All good things come to an end. It was a happy/sad occasion when our conference coordinator, Darrah Whitaker said those final words, “Well, folks, that’s it. The conference is over.” It was time to say goodbye, hugs all around and head for the parking garage.
For me, it was a simple five mile drive down the road and two right turns to my driveway. For others, it would be a complicated set of airline stops, or maybe very long drives to other states or even countries. We had a few participants from Canada. From the feedback I heard, everyone left satisfied, or at least happy they attended. I’ll probably hear more about what was said on the critique forms in the coming weeks.
As for myself, outside of a disastrous personal matter which put a bit of a damper on the whole proceedings, this was one of the best conferences ever. Of course, I say that every year because they all are, but this one was not a bad one, it was as great if not at least one of the better ones. As for the biggies, let’s start with the agents.
As I told you before in a past article, I left it right until the last moment to look at the faculty to decide if I even was going to pitch. Since I write in multiple genres, I at least had a variety of them to look for. I also didn’t bother months ago because I knew that the faculty list could be fluid and last minute changes, based on past experience, could change. To my great surprise and pleasure, our conference organizers came up with an outstanding list of agents that covered a wide variety of genres. As a result, I had a shopping list!
I won’t name the agents, but as a result, I went through a mad rush going over my old query letters. I whipped them into shape over the next week leading up to the conference even right until Thursday evening, the first day but the day before pitch sessions started. I decided to pitch my fantasy, my icky bug (horror) and my adventure/thriller. The result? Over the two pitch days, Friday and Saturday, I sat down with four agents and got four hits. Not bad at all. Three genres were represented and I got hits for each. That alone made the weekend.
With any conference, for me, pitching isn’t the only reason I attend. In fact, as you may note above, the pitching was a last moment thing and not the primary reason I wanted to attend, though it did end up being a huge chunk of icing on the cake. I really attended to be part of it all, to help out and to network. I wanted to see faces and talk to people, hear their stories and tell mine, learn what they were doing and see if they were doing something I could use. Maybe attend a few classes I haven’t done before. Just be a part of it. It’s my Woodstock, to coin a term that clearly dates me!
As usual, I helped set up the front desk and worked the receipt book for selling raffle tickets and other stuff. I also at least partially changed door signs on the classroom, though Denice Whitmore, another one of our members and a volunteer beat me to it most of the time. She was also a key figure in keeping order at the door and desk when Jo Wilkins, the club president and I were elsewhere. Seeing as I was also a full paid attendee, I did wander off from the desk, especially later Friday and Saturday so Denice was left guarding things.

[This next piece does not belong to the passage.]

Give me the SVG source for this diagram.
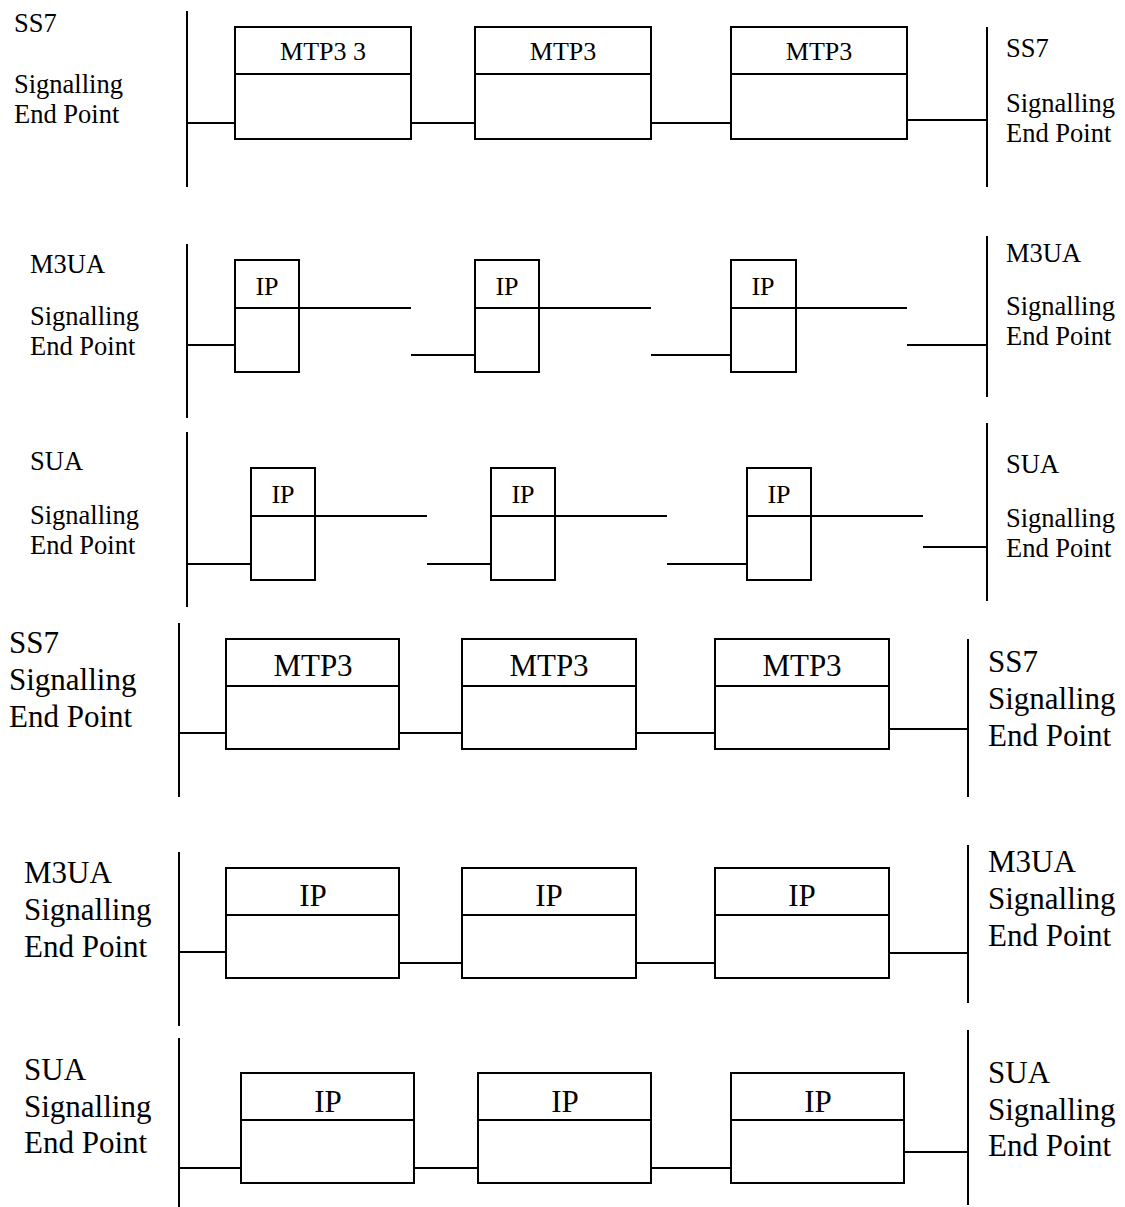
<svg xmlns="http://www.w3.org/2000/svg" width="1125" height="1207" viewBox="0 0 1125 1207">
<style>
.box{fill:none;stroke:#000;stroke-width:2}
.ln{stroke:#000;stroke-width:2;fill:none}
text{font-family:"Liberation Serif","Times New Roman",serif;fill:#000}
.s{font-size:26.5px}
.b{font-size:26px}
.l{font-size:31px}
.c{text-anchor:middle}
</style>
<rect width="1125" height="1207" fill="#fff"/>

<!-- Section 1: SS7 (small) -->
<g id="s1-left-label"><text class="s" x="14" y="32">SS7</text><text class="s" x="14" y="93">Signalling</text><text class="s" x="14" y="123">End Point</text></g>
<g id="s1-right-label"><text class="s" x="1006" y="57">SS7</text><text class="s" x="1006" y="112">Signalling</text><text class="s" x="1006" y="142">End Point</text></g>
<g id="s1-box1"><rect class="box" x="235" y="27" width="176" height="112"/><line class="ln" x1="235" y1="74" x2="411" y2="74"/><text class="b c" x="323" y="60">MTP3 3</text></g>
<g id="s1-box2"><rect class="box" x="475" y="27" width="176" height="112"/><line class="ln" x1="475" y1="74" x2="651" y2="74"/><text class="b c" x="563" y="60">MTP3</text></g>
<g id="s1-box3"><rect class="box" x="731" y="27" width="176" height="112"/><line class="ln" x1="731" y1="74" x2="907" y2="74"/><text class="b c" x="819" y="60">MTP3</text></g>

<!-- Section 2: M3UA (small) -->
<g id="s2-left-label"><text class="s" x="30" y="273">M3UA</text><text class="s" x="30" y="325">Signalling</text><text class="s" x="30" y="355">End Point</text></g>
<g id="s2-right-label"><text class="s" x="1006" y="262">M3UA</text><text class="s" x="1006" y="315">Signalling</text><text class="s" x="1006" y="345">End Point</text></g>
<g id="s2-box1"><rect class="box" x="235" y="260" width="64" height="112"/><line class="ln" x1="235" y1="308" x2="299" y2="308"/><text class="b c" x="267" y="295">IP</text></g>
<g id="s2-box2"><rect class="box" x="475" y="260" width="64" height="112"/><line class="ln" x1="475" y1="308" x2="539" y2="308"/><text class="b c" x="507" y="295">IP</text></g>
<g id="s2-box3"><rect class="box" x="731" y="260" width="65" height="112"/><line class="ln" x1="731" y1="308" x2="796" y2="308"/><text class="b c" x="763" y="295">IP</text></g>

<!-- Section 3: SUA (small) -->
<g id="s3-left-label"><text class="s" x="30" y="470">SUA</text><text class="s" x="30" y="524">Signalling</text><text class="s" x="30" y="554">End Point</text></g>
<g id="s3-right-label"><text class="s" x="1006" y="473">SUA</text><text class="s" x="1006" y="527">Signalling</text><text class="s" x="1006" y="557">End Point</text></g>
<g id="s3-box1"><rect class="box" x="251" y="468" width="64" height="112"/><line class="ln" x1="251" y1="516" x2="315" y2="516"/><text class="b c" x="283" y="503">IP</text></g>
<g id="s3-box2"><rect class="box" x="491" y="468" width="64" height="112"/><line class="ln" x1="491" y1="516" x2="555" y2="516"/><text class="b c" x="523" y="503">IP</text></g>
<g id="s3-box3"><rect class="box" x="747" y="468" width="64" height="112"/><line class="ln" x1="747" y1="516" x2="811" y2="516"/><text class="b c" x="779" y="503">IP</text></g>

<!-- Section 4: SS7 (large) -->
<g id="s4-left-label"><text class="l" x="9" y="653">SS7</text><text class="l" x="9" y="690">Signalling</text><text class="l" x="9" y="727">End Point</text></g>
<g id="s4-right-label"><text class="l" x="988" y="672">SS7</text><text class="l" x="988" y="709">Signalling</text><text class="l" x="988" y="746">End Point</text></g>
<g id="s4-box1"><rect class="box" x="226" y="639" width="173" height="110"/><line class="ln" x1="226" y1="686" x2="399" y2="686"/><text class="l c" x="313" y="676">MTP3</text></g>
<g id="s4-box2"><rect class="box" x="462" y="639" width="174" height="110"/><line class="ln" x1="462" y1="686" x2="636" y2="686"/><text class="l c" x="549" y="676">MTP3</text></g>
<g id="s4-box3"><rect class="box" x="715" y="639" width="174" height="110"/><line class="ln" x1="715" y1="686" x2="889" y2="686"/><text class="l c" x="802" y="676">MTP3</text></g>

<!-- Section 5: M3UA (large) -->
<g id="s5-left-label"><text class="l" x="24" y="883">M3UA</text><text class="l" x="24" y="920">Signalling</text><text class="l" x="24" y="957">End Point</text></g>
<g id="s5-right-label"><text class="l" x="988" y="872">M3UA</text><text class="l" x="988" y="909">Signalling</text><text class="l" x="988" y="946">End Point</text></g>
<g id="s5-box1"><rect class="box" x="226" y="868" width="173" height="110"/><line class="ln" x1="226" y1="915" x2="399" y2="915"/><text class="l c" x="313" y="906">IP</text></g>
<g id="s5-box2"><rect class="box" x="462" y="868" width="174" height="110"/><line class="ln" x1="462" y1="915" x2="636" y2="915"/><text class="l c" x="549" y="906">IP</text></g>
<g id="s5-box3"><rect class="box" x="715" y="868" width="174" height="110"/><line class="ln" x1="715" y1="915" x2="889" y2="915"/><text class="l c" x="802" y="906">IP</text></g>

<!-- Section 6: SUA (large) -->
<g id="s6-left-label"><text class="l" x="24" y="1080">SUA</text><text class="l" x="24" y="1117">Signalling</text><text class="l" x="24" y="1153">End Point</text></g>
<g id="s6-right-label"><text class="l" x="988" y="1083">SUA</text><text class="l" x="988" y="1120">Signalling</text><text class="l" x="988" y="1156">End Point</text></g>
<g id="s6-box1"><rect class="box" x="241" y="1073" width="173" height="110"/><line class="ln" x1="241" y1="1120" x2="414" y2="1120"/><text class="l c" x="328" y="1112">IP</text></g>
<g id="s6-box2"><rect class="box" x="478" y="1073" width="173" height="110"/><line class="ln" x1="478" y1="1120" x2="651" y2="1120"/><text class="l c" x="565" y="1112">IP</text></g>
<g id="s6-box3"><rect class="box" x="731" y="1073" width="173" height="110"/><line class="ln" x1="731" y1="1120" x2="904" y2="1120"/><text class="l c" x="818" y="1112">IP</text></g>

<g id="connectors">
<!-- section 1 -->
<line class="ln" x1="187" y1="11" x2="187" y2="187"/>
<line class="ln" x1="987" y1="27" x2="987" y2="187"/>
<line class="ln" x1="187" y1="123" x2="235" y2="123"/>
<line class="ln" x1="411" y1="123" x2="475" y2="123"/>
<line class="ln" x1="651" y1="123" x2="731" y2="123"/>
<line class="ln" x1="907" y1="120" x2="987" y2="120"/>
<!-- section 2 -->
<line class="ln" x1="187" y1="244" x2="187" y2="418"/>
<line class="ln" x1="987" y1="236" x2="987" y2="397"/>
<line class="ln" x1="187" y1="345" x2="235" y2="345"/>
<line class="ln" x1="299" y1="308" x2="411" y2="308"/>
<line class="ln" x1="411" y1="355" x2="475" y2="355"/>
<line class="ln" x1="539" y1="308" x2="651" y2="308"/>
<line class="ln" x1="651" y1="355" x2="731" y2="355"/>
<line class="ln" x1="796" y1="308" x2="907" y2="308"/>
<line class="ln" x1="907" y1="345" x2="987" y2="345"/>
<!-- section 3 -->
<line class="ln" x1="187" y1="432" x2="187" y2="607"/>
<line class="ln" x1="987" y1="423" x2="987" y2="601"/>
<line class="ln" x1="187" y1="564" x2="251" y2="564"/>
<line class="ln" x1="315" y1="516" x2="427" y2="516"/>
<line class="ln" x1="427" y1="564" x2="491" y2="564"/>
<line class="ln" x1="555" y1="516" x2="667" y2="516"/>
<line class="ln" x1="667" y1="564" x2="747" y2="564"/>
<line class="ln" x1="811" y1="516" x2="923" y2="516"/>
<line class="ln" x1="923" y1="547" x2="987" y2="547"/>
<!-- section 4 -->
<line class="ln" x1="179" y1="623" x2="179" y2="797"/>
<line class="ln" x1="968" y1="639" x2="968" y2="797"/>
<line class="ln" x1="179" y1="733" x2="226" y2="733"/>
<line class="ln" x1="399" y1="733" x2="462" y2="733"/>
<line class="ln" x1="636" y1="733" x2="715" y2="733"/>
<line class="ln" x1="889" y1="729" x2="968" y2="729"/>
<!-- section 5 -->
<line class="ln" x1="179" y1="852" x2="179" y2="1026"/>
<line class="ln" x1="968" y1="845" x2="968" y2="1003"/>
<line class="ln" x1="179" y1="952" x2="226" y2="952"/>
<line class="ln" x1="399" y1="963" x2="462" y2="963"/>
<line class="ln" x1="636" y1="963" x2="715" y2="963"/>
<line class="ln" x1="889" y1="953" x2="968" y2="953"/>
<!-- section 6 -->
<line class="ln" x1="179" y1="1038" x2="179" y2="1207"/>
<line class="ln" x1="968" y1="1030" x2="968" y2="1205"/>
<line class="ln" x1="179" y1="1168" x2="241" y2="1168"/>
<line class="ln" x1="414" y1="1168" x2="478" y2="1168"/>
<line class="ln" x1="651" y1="1168" x2="731" y2="1168"/>
<line class="ln" x1="904" y1="1152" x2="968" y2="1152"/>
</g>
</svg>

I attended a few classroom sessions and garnered a bit of useful information. Most of the classes I’ve done before so there wasn’t much for me in that way. However, I could hear plenty of applause at the end of each session and laughter through the doors as well as see smiling faces as people left the rooms, so the faculty seemed to be doing their jobs, for the most part.
One of the best parts was circulating, talking not only to the participants, but the agents. I did both. I picked agents brains, learning what they looked for, how they worked, and what their pet peeves were. I also found out a lot about that during the first-page reads, conducted at the end of Friday’s lunch and dinner. They were great ways to pick up what agents look for in manuscripts and why they would keep reading or reject them.
I’d bump into people with our telltale conference name badge in the hallways, sitting at the tables, or maybe at the donut shop on the other side of the casino and talk to them. Complete strangers bonded together by this conference. Ask them how they were doing, what they write, where they came in from. I met a lot of first time writers, a few with already self-published books looking to go mainstream, some that have written several manuscripts looking for a first time agent and so on. Quite a variety. Met people from Calgary and Vancouver Canada, Minnesota, Arizona, Four Corners, New Mexico, New York, you name it.
I also have a favorite table in the main ballroom, the Virginia City room. Since I worked at the main desk most of the time and didn’t attend many of the classes, I was usually early to the dinners. I always sat at that table just to see who would sit down. It was never the same. Someone new to talk to including once Friday with four agents clustered at my table. Not bad!
The one consistent bit of feedback I heard from those that have been to other conferences is that we have one of the best there is because it is small and relaxed. It’s not a madhouse like some of the bigger ones in Ellay or New Yawk City. I’ve never been to one of those and have no desire to go to one, but after hearing how those are conducted from people that have been to them, I agree. We have a great conference and if you ever get a chance to attend, do so. I highly recommend it. I’m already planning for next year.